The saline intrusion had also led to a severe shortage of fresh water among livestock farmers.

Statistics from Phuoc Minh show that 5 per cent of the commune residents were poor in the 2004-07 period. This has risen to 15 per cent in 2010, and is expected to reach 18-19 per cent this year.


A preliminary survey by the provincial Department of Natural Resources and Environment has found that saline content of well water in Phuoc Minh is 24 to 30 times beyond the permitted level, and that in lakes and paddy fields, 12.5 to 34 times.


Quyet said provincial authorities were setting up a multisectoral team that would thoroughly study livelihood, environment, land reclamation and resettlement issues pertaining to the Quan The project.


An Van Khanh, deputy director of the agricultural ministry's Department of Processing and Trade for Agro-Forestry-Fisheries Products and Salt Production, said urgent action was needed to prevent environmental pollution and restructure the salt industry.


He said the ministry would finalise a draft decree on salt production and trade and submit it to the Government for approval this October.

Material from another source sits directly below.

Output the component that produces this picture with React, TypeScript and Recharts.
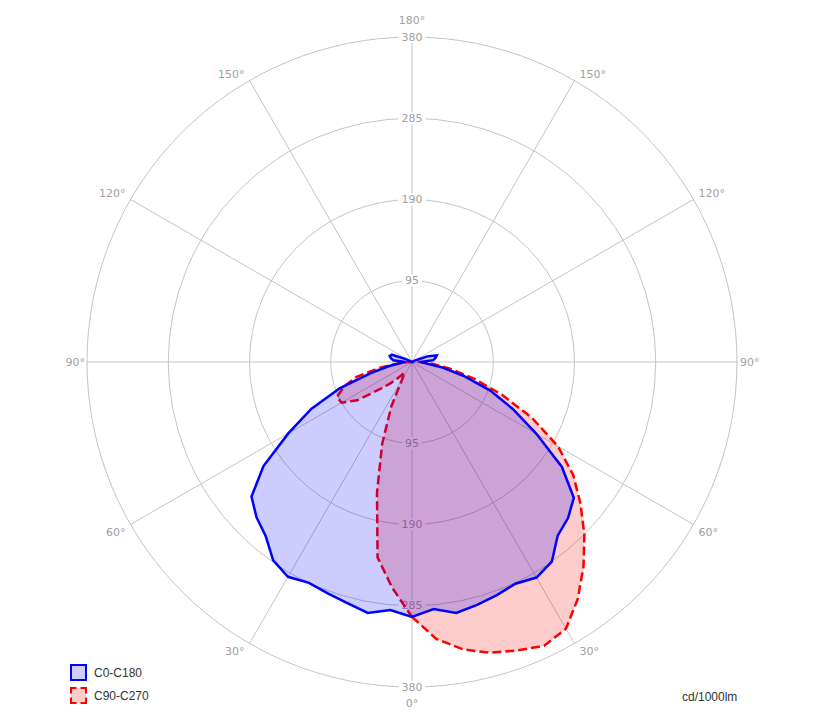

The draft decree stipulates that industrial salt production covering more than 100ha of land should be properly designed with a seawater supply system, drainage channels, a protective dyke system for salt fields, warehouses and traffic grids.


The seawater supply and drainage network would have to prevent environmental pollution including the intrusion of salt water in surrounding areas, and work as a conduit to drain away floodwater during the rainy season, Khanh said.


The draft decree also dealt with support policies for salt makers, such as tax exemption and preferential loans, and the State would regulate supply and demand as well as import and export activities to stabilise the salt market, he added.